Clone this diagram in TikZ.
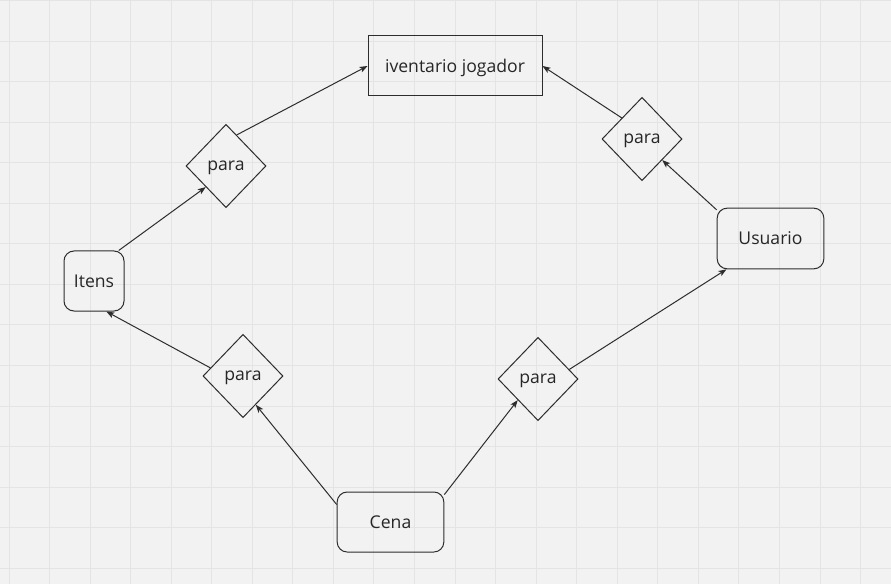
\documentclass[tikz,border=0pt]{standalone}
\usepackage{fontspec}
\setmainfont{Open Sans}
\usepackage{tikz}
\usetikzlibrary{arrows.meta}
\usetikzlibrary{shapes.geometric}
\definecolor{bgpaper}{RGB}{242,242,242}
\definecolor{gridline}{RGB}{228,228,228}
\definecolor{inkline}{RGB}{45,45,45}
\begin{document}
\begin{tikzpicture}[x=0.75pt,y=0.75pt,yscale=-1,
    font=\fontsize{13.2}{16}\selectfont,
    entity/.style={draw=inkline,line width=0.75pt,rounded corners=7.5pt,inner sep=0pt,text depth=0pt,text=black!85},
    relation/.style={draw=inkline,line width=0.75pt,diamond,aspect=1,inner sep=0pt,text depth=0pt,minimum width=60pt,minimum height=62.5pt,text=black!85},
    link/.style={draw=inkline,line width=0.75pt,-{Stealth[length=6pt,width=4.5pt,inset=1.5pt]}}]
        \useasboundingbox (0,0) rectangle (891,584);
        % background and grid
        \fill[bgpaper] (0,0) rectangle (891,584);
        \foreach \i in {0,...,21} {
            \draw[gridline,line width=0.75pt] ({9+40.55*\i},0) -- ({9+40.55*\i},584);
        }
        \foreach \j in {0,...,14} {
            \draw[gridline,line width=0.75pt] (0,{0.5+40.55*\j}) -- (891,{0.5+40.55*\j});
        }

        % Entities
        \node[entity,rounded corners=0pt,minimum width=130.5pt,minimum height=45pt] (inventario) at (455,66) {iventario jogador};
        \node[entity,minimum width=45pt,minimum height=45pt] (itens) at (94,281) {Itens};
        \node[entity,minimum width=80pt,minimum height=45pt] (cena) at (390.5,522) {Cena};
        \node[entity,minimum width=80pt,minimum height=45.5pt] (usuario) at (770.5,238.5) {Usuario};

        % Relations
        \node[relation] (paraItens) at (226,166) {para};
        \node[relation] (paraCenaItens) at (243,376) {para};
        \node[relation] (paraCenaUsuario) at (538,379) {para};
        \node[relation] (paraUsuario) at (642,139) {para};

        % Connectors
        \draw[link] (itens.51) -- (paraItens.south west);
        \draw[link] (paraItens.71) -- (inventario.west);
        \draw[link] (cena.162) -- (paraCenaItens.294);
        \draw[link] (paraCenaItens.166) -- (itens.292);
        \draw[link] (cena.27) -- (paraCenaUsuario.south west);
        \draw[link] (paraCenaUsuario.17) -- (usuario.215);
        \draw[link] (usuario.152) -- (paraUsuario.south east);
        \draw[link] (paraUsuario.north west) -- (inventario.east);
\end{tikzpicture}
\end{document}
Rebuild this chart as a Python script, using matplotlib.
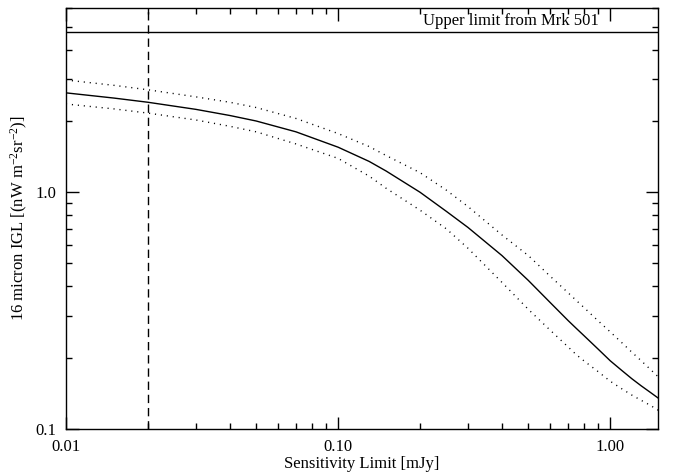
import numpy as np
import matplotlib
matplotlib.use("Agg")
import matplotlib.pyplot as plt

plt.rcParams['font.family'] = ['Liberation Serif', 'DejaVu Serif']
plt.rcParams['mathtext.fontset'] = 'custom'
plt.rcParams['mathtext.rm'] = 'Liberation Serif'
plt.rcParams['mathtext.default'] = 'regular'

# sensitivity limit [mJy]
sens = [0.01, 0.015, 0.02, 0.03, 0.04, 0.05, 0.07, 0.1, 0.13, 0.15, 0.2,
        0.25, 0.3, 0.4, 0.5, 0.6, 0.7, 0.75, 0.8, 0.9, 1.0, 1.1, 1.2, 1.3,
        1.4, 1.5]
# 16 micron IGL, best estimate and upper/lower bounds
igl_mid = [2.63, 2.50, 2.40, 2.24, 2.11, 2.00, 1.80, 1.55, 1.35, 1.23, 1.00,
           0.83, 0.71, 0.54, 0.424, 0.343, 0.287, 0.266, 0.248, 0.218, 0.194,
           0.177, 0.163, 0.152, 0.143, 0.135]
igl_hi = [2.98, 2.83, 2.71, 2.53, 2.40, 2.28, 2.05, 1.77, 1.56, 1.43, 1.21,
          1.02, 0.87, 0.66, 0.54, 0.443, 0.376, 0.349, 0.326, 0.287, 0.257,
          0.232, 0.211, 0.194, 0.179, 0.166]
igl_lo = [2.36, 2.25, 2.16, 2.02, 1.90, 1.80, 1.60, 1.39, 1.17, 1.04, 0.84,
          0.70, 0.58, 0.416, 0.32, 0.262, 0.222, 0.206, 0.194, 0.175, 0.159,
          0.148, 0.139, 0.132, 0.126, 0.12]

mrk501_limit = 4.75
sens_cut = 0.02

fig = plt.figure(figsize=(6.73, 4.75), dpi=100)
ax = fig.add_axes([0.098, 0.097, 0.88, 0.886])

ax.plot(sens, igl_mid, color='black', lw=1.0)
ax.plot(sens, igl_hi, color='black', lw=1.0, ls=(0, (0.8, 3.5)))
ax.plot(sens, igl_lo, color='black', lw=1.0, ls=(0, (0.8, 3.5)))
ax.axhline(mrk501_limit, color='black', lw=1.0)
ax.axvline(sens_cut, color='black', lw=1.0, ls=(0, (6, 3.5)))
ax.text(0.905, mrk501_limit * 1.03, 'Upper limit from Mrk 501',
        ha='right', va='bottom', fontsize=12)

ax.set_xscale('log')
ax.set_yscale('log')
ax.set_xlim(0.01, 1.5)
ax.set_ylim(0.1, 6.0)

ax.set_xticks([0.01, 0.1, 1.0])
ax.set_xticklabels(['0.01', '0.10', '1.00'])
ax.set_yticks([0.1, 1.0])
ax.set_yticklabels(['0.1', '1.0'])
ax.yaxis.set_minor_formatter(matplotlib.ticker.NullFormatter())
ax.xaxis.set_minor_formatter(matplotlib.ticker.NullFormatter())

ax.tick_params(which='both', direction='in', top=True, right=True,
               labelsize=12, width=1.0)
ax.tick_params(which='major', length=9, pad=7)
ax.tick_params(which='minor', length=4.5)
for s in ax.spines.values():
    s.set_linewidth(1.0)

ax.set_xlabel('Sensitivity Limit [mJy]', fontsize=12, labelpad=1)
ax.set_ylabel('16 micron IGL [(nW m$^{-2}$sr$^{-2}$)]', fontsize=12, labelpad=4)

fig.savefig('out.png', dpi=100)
○ ○ ○ ○
* Given exercise
Output nothing except the lines from the one containing "Rebuild this chart" through the one containing "plt.rcParams['mathtext.default'] = 'regular'", both kept, with the pictures removed.

* Complete response
Rebuild this chart as a Python script, using matplotlib.
import numpy as np
import matplotlib
matplotlib.use("Agg")
import matplotlib.pyplot as plt

plt.rcParams['font.family'] = ['Liberation Serif', 'DejaVu Serif']
plt.rcParams['mathtext.fontset'] = 'custom'
plt.rcParams['mathtext.rm'] = 'Liberation Serif'
plt.rcParams['mathtext.default'] = 'regular'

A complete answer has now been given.